The U.S. economy turned in its worst performance ever in the second quarter as the COVID-19 pandemic shuttered businesses across the country and consumers hunkered down at home.
The nation’s gross domestic product, the value of all goods and services produced in the U.S., contracted at a staggering seasonally adjusted annual rate of 32.9% in the April-June period, the Commerce Department said Thursday.
Economists surveyed by Bloomberg had forecast a 34.8% drop in GDP. To put the plunge in perspective, it was about three times larger than the previous largest drop in quarterly output.
"The GDP numbers are mind-boggling," says Ian Shepherdson, chief U.S. economist of Pantheon Macroeconomics.
The free-fall was driven by a historic 34.6% pullback in consumer spending as states closed down nonessential businesses such as restaurants, malls and movie theaters, and Americans avoided public gathering spots and travel out of contagion fears. But nearly every corner of the economy was battered, including business investment and stockpiling, housing and exports, though trade overall and government outlays added to growth.
The contraction followed a 5% slide in economic output in the first quarter.
But the nation’s steepest-ever recession is also expected to be the shortest, with consumer spending, job growth and other key measures bouncing back sharply in May and June as states began allowing businesses to reopen in phases and many employees were rehired.
About $2.5 trillion in federal government aid also propped up spending, including forgivable loans to small businesses that retained or brought back workers, as well as $1,200 checks to individuals and a $600 supplement to weekly state unemployment benefits.
But recent spikes in coronavirus cases across much of the South and West have led at least 20 states to pause or roll back reopening plans, dampening the anticipated recovery in the second half of the year. The number of hours worked in states such as Texas, Florida and Arizona recently has declined, according to Homebase, a supplier of employee scheduling software.
After the nation recouped about a third of the 22 million jobs lost early in the crisis in May and June, a chunk of those gains could be erased in July with millions of jobs shed, says economist Kathy Bostjancic of Oxford Economics.
Many analysts still expect the hot-spot states to resume reopening after the outbreaks are tamed in the next month or so, helping America’s economy bounce back and dodge another recession. Scott Anderson, chief economist of Bank of the West, estimates the economy will grow an annual rate of 17.3% in the third quarter and 4.9% in the fourth quarter, assuming Congress passes another $1.5 trillion to $2 trillion stimulus package.
With some businesses closing for good and millions of workers laid off permanently, Barclays reckons the nation’s economic output won’t return to its pre-pandemic level until early 2022. And Moody’s Analytics figures a return to pre-pandemic employment levels won’t come until 2023.
Consumer spending nosedives
Consumer spending plummeted 34.6%, the largest drop on record, after sliding 6.9% in the first quarter.

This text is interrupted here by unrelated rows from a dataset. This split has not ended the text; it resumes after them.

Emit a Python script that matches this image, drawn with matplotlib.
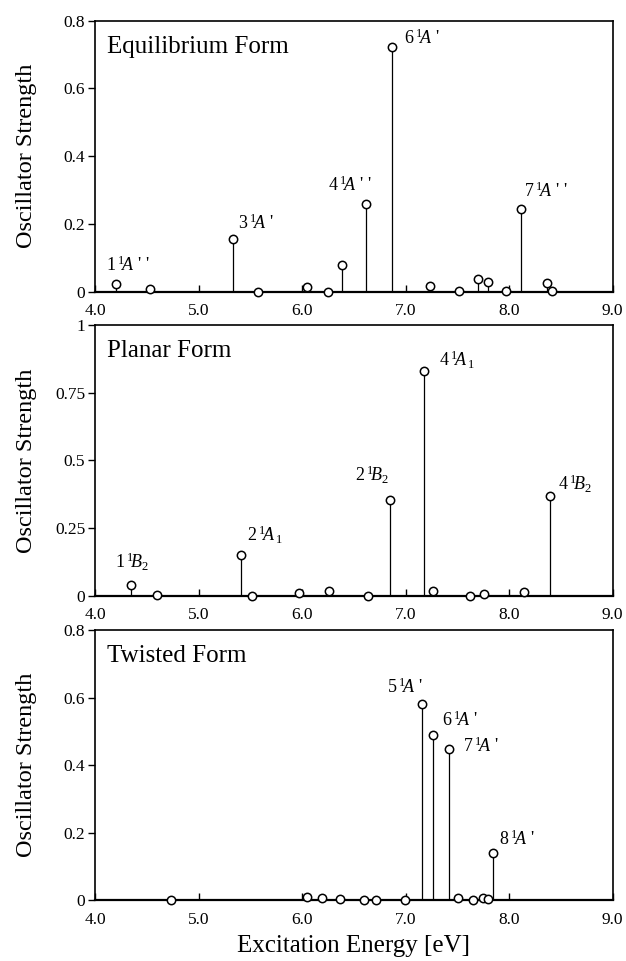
import matplotlib
matplotlib.use("Agg")
import matplotlib.pyplot as plt

plt.rcParams['font.family'] = ['Liberation Serif', 'DejaVu Serif']
plt.rcParams['mathtext.fontset'] = 'custom'
plt.rcParams['mathtext.rm'] = 'Liberation Serif'
plt.rcParams['mathtext.it'] = 'Liberation Serif:italic'
plt.rcParams['mathtext.bf'] = 'Liberation Serif:bold'

# ---------------- data ----------------
eq_energy = [4.20, 4.53, 5.33, 5.57, 6.05, 6.25, 6.39, 6.62, 6.87, 7.24, 7.52, 7.70, 7.80, 7.97, 8.11, 8.37, 8.41]
eq_strength = [0.024, 0.007, 0.156, 0.000, 0.013, 0.000, 0.078, 0.258, 0.723, 0.018, 0.001, 0.038, 0.028, 0.003, 0.245, 0.027, 0.001]

pl_energy = [4.35, 4.60, 5.41, 5.52, 5.97, 6.26, 6.64, 6.85, 7.18, 7.26, 7.62, 7.76, 8.14, 8.39]
pl_strength = [0.038, 0.002, 0.149, 0.000, 0.011, 0.016, 0.000, 0.353, 0.829, 0.018, 0.000, 0.005, 0.014, 0.367]

tw_energy = [4.73, 6.05, 6.19, 6.37, 6.60, 6.71, 6.99, 7.16, 7.26, 7.42, 7.51, 7.65, 7.75, 7.80, 7.84]
tw_strength = [0.002, 0.011, 0.008, 0.005, 0.000, 0.000, 0.000, 0.581, 0.488, 0.448, 0.006, 0.000, 0.006, 0.004, 0.140]

panel_titles = ["Equilibrium Form", "Planar Form", "Twisted Form"]

eq_labels = [r"1$\,{}^{1}\!A$ ' '", r"3$\,{}^{1}\!A$ '", r"4$\,{}^{1}\!A$ ' '", r"6$\,{}^{1}\!A$ '", r"7$\,{}^{1}\!A$ ' '"]
eq_label_xy = [(4.11, 0.062), (5.38, 0.184), (6.25, 0.298), (6.98, 0.730), (8.14, 0.280)]

pl_labels = [r"1$\,{}^{1}\!B_{2}$", r"2$\,{}^{1}\!A_{\,1}$", r"2$\,{}^{1}\!B_{2}$", r"4$\,{}^{1}\!A_{\,1}$", r"4$\,{}^{1}\!B_{2}$"]
pl_label_xy = [(4.19, 0.103), (5.47, 0.200), (6.51, 0.421), (7.32, 0.849), (8.47, 0.390)]

tw_labels = [r"5$\,{}^{1}\!A$ '", r"6$\,{}^{1}\!A$ '", r"7$\,{}^{1}\!A$ '", r"8$\,{}^{1}\!A$ '"]
tw_label_xy = [(6.82, 0.614), (7.35, 0.516), (7.55, 0.440), (7.90, 0.163)]

x_ticks = [4.0, 5.0, 6.0, 7.0, 8.0, 9.0]
x_ticklabels = ["4.0", "5.0", "6.0", "7.0", "8.0", "9.0"]
y_ticks_a = [0, 0.2, 0.4, 0.6, 0.8]
y_ticklabels_a = ["0", "0.2", "0.4", "0.6", "0.8"]
y_ticks_b = [0, 0.25, 0.5, 0.75, 1.0]
y_ticklabels_b = ["0", "0.25", "0.5", "0.75", "1"]

# ---------------- figure ----------------
fig = plt.figure(figsize=(6.26, 9.61), dpi=100)
left, width = 0.1518, 0.827
rects = [(left, 0.6965, width, 0.2820),
         (left, 0.3801, width, 0.2817),
         (left, 0.0630, width, 0.2814)]

panels = [
    (eq_energy, eq_strength, eq_labels, eq_label_xy, y_ticks_a, y_ticklabels_a, 0.8),
    (pl_energy, pl_strength, pl_labels, pl_label_xy, y_ticks_b, y_ticklabels_b, 1.0),
    (tw_energy, tw_strength, tw_labels, tw_label_xy, y_ticks_a, y_ticklabels_a, 0.8),
]

for i, (rect, (xs, ys, labs, labxy, yt, ytl, ymax)) in enumerate(zip(rects, panels)):
    ax = fig.add_axes(rect)
    ax.vlines(xs, 0, ys, colors='black', linewidth=0.9, zorder=2)
    ax.plot(xs, ys, linestyle='none', marker='o', markersize=6,
            markerfacecolor='white', markeredgecolor='black', markeredgewidth=1.1,
            zorder=3, clip_on=False)
    ax.set_xlim(4.0, 9.0)
    ax.set_ylim(0, ymax)
    ax.set_xticks(x_ticks)
    ax.set_xticklabels(x_ticklabels)
    ax.set_yticks(yt)
    ax.set_yticklabels(ytl)
    ax.tick_params(axis='x', direction='in', length=5, width=1.0, labelsize=12.5, pad=8)
    ax.tick_params(axis='y', direction='out', length=5, width=1.0, labelsize=12.5, pad=2)
    for sp in ax.spines.values():
        sp.set_linewidth(1.2)
    ax.spines['bottom'].set_linewidth(1.6)
    ax.set_ylabel("Oscillator Strength", fontsize=17.5)
    ax.yaxis.set_label_coords(-0.112, 0.5)
    ax.text(0.0226, 0.882, panel_titles[i], transform=ax.transAxes,
            fontsize=18, ha='left', va='baseline')
    for lab, (lx, ly) in zip(labs, labxy):
        ax.text(lx, ly, lab, fontsize=13, ha='left', va='baseline')
    if i == 2:
        ax.set_xlabel("Excitation Energy [eV]", fontsize=18, labelpad=5)

fig.savefig("out.png", dpi=100)
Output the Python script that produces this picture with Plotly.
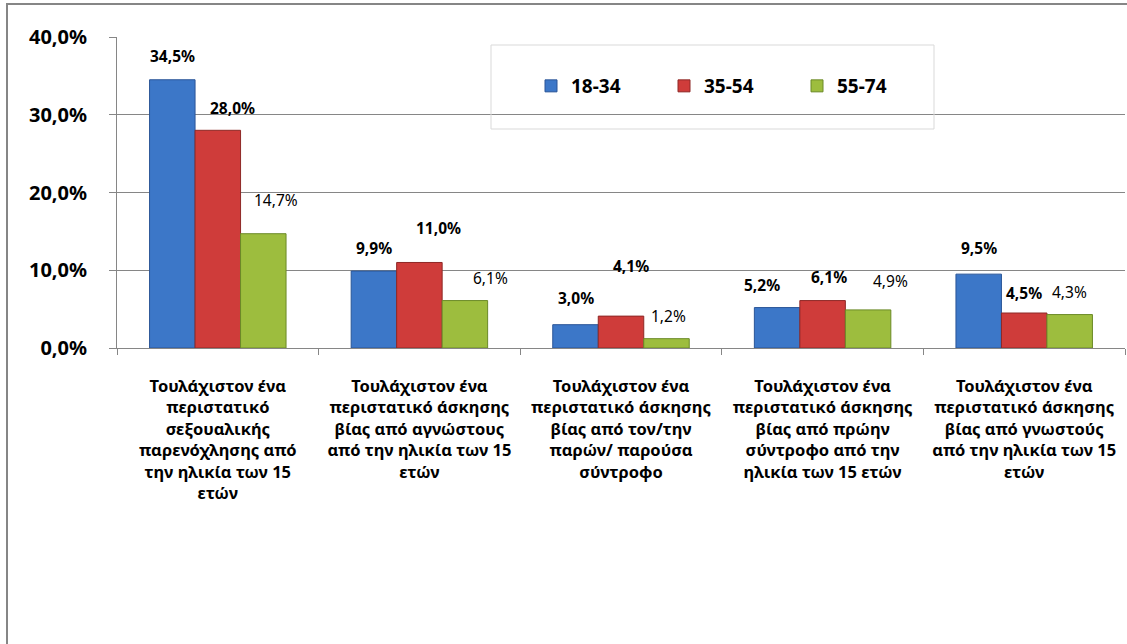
import plotly.graph_objects as go

categories = [
    "Τουλάχιστον ένα<br>περιστατικό<br>σεξουαλικής<br>παρενόχλησης από<br>την ηλικία των 15<br>ετών",
    "Τουλάχιστον ένα<br>περιστατικό άσκησης<br>βίας από αγνώστους<br>από την ηλικία των 15<br>ετών",
    "Τουλάχιστον ένα<br>περιστατικό άσκησης<br>βίας από τον/την<br>παρών/ παρούσα<br>σύντροφο",
    "Τουλάχιστον ένα<br>περιστατικό άσκησης<br>βίας από πρώην<br>σύντροφο από την<br>ηλικία των 15 ετών",
    "Τουλάχιστον ένα<br>περιστατικό άσκησης<br>βίας από γνωστούς<br>από την ηλικία των 15<br>ετών",
]
series_names = ["18-34", "35-54", "55-74"]
values_18_34 = [34.5, 9.9, 3.0, 5.2, 9.5]
values_35_54 = [28.0, 11.0, 4.1, 6.1, 4.5]
values_55_74 = [14.7, 6.1, 1.2, 4.9, 4.3]
y_ticks = [0, 10, 20, 30, 40]
y_tick_labels = ["0,0%", "10,0%", "20,0%", "30,0%", "40,0%"]

all_values = [values_18_34, values_35_54, values_55_74]
colors = ["#3C77C8", "#CF3C3A", "#9DBD3E"]
edge_colors = ["#2A5597", "#8E2826", "#6B8A27"]
label_bold = [True, True, False]

# manual label nudges (px) as placed in the original chart: (dx, dy)
label_nudges = [
    [(0, 24), (0, 23), (0, 27), (-15, 23), (0, 26)],
    [(15, 22), (19, 34), (10, 50), (6, 24), (0, 20)],
    [(13, 34), (26, 23), (2, 23), (22, 29), (0, 23)],
]

FONT = "Noto Sans"
W, H = 1127, 644
ML, MR, MT, MB = 117, 2, 37, 296
plot_w = W - ML - MR
plot_h = H - MT - MB
cat_w = plot_w / len(categories)
bargap = 0.323
bar_w = cat_w * (1 - bargap) / 3

fig = go.Figure()
for i, name in enumerate(series_names):
    fig.add_trace(go.Bar(
        name=name, x=categories, y=all_values[i],
        marker=dict(color=colors[i], line=dict(color=edge_colors[i], width=1)),
    ))

annotations = []
for i in range(3):
    for j, v in enumerate(all_values[i]):
        dx, dy = label_nudges[i][j]
        txt = f"{v:.1f}%".replace(".", ",")
        if label_bold[i]:
            txt = f"<b>{txt}</b>"
        annotations.append(dict(
            x=categories[j], y=v, xref="x", yref="y", text=txt, showarrow=False,
            xshift=(i - 1) * bar_w + dx, yshift=dy,
            font=dict(family=FONT, size=15.5, color="#000000"),
        ))

def px_to_paper_x(px):
    return (px - ML) / plot_w

def px_to_paper_y(py):
    return (H - MB - py) / plot_h

border_path = "M {x0},{y0} L {x0},{y1} L {x1},{y1}".format(
    x0=px_to_paper_x(7), y0=px_to_paper_y(650), y1=px_to_paper_y(4), x1=px_to_paper_x(1135))

shapes = [
    dict(type="path", xref="paper", yref="paper", path=border_path,
         line=dict(color="#868686", width=2)),
    dict(type="rect", xref="paper", yref="paper", x0=px_to_paper_x(491), x1=px_to_paper_x(934),
         y0=px_to_paper_y(129), y1=px_to_paper_y(45), line=dict(color="#D9D9D9", width=1),
         fillcolor="rgba(0,0,0,0)", layer="above"),
]

fig.update_layout(
    width=W, height=H,
    margin=dict(l=ML, r=MR, t=MT, b=MB, autoexpand=False),
    paper_bgcolor="white", plot_bgcolor="white",
    barmode="group", bargap=bargap, bargroupgap=0,
    separators=",.",
    font=dict(family=FONT, color="#000000"),
    showlegend=True,
    legend=dict(
        orientation="h", x=px_to_paper_x(531), y=px_to_paper_y(86),
        xanchor="left", yanchor="middle", bgcolor="rgba(0,0,0,0)",
        font=dict(family=FONT, size=19, color="#000000", weight="bold"),
        entrywidth=88, entrywidthmode="pixels", itemwidth=30,
        traceorder="normal",
    ),
    annotations=annotations,
    shapes=shapes,
    xaxis=dict(
        type="category", showgrid=False, showline=True, linecolor="#868686", linewidth=1,
        ticks="outside", tickson="boundaries", ticklen=6, tickcolor="#868686",
        tickfont=dict(family=FONT, size=16.5, color="#000000", weight="bold"),
        tickangle=0, ticklabelstandoff=23,
        automargin=False,
    ),
    yaxis=dict(
        range=[0, 40], tickvals=y_ticks, ticktext=y_tick_labels,
        showgrid=True, gridcolor="#868686", gridwidth=1,
        showline=True, linecolor="#868686", linewidth=1,
        ticks="outside", ticklen=7, tickcolor="#868686",
        tickfont=dict(family=FONT, size=20, color="#000000", weight="bold"),
        ticklabelstandoff=18, zeroline=False, automargin=False,
    ),
)

fig.write_html(
    "out.html",
    config={"displayModeBar": False},
    post_script=(
        "var st=document.createElement('style');"
        "st.textContent='html,body{margin:0;padding:0;overflow:hidden;scrollbar-width:none;}"
        "::-webkit-scrollbar{display:none;width:0;height:0;}';"
        "document.head.appendChild(st);window.scrollTo(0,0);"
    ),
)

The state shutdowns and Americans’ contagion fears combined with massive layoffs, prompted shoppers to halt much of their discretionary outlays.
Consumption makes up about 70% of economic activity.
Business investment tanks
Business investment sank a record 27%, after a 6.7% drop in the first quarter. The culprits were business and factory closures, along with uncertainty about the outbreak's economic effects. Spending on equipment such as computers and factory equipment dropped 37.7%, while outlays on buildings, oil rigs and other structures declined 34.9%.
Companies draw down inventories
Instead of adding to their stockpiles, firms drew from existing supplies to meet sharply reduced demand, contributing nearly 4 percentage points to the drop in GDP.
Residential investment plunges
Housing construction and renovation broke a string of three straight quarterly increases, tumbling 38.7%. Despite historically low mortgage rates, the outbreak suspended construction projects and prompted homebuyers to stay on the sidelines.
Overall, though, housing is the economy's biggest bright spot, with housing starts rebounding strongly in May and June after slumping in March and April as rock-bottom mortgage rates attracted buyers.
Government spending rises
Government outlays represented the biggest positive for the economy as federal spending jumped 17.4%, bolstered partly by the stimulus measures. The increase more than offset a 5.6% drop in state and local government spending amid falling tax and other revenue and school closures.
Trade aids growth
U.S. exports fell 64.1%, hammered by stricter lockdowns overseas than in the U.S., while imports decreased 53.4% as Americans substantially cut their spending amid the shutdowns.
Since the drop in imports more than offset the decline in exports in absolute terms, the nation’s trade gap narrowed, adding slightly to economic growth.
The economy is already on the mend but faces a tortuous comeback in the face of virus flare-ups in parts of the country and the risk of a second COVID-19 wave in the fall. A more sustained rebound in consumer spending isn’t expected until a vaccine is available sometime next year and Americans are emboldened to travel and spend freely.
Even then, deep bruises will linger as a result of permanently laid-off workers who will struggle to find new positions, or retire, and businesses that will never reopen.
“We expect it will take years for that damage to be fully reversed,” says Andrew Hunter, senior U.S. economist at Capital Economics.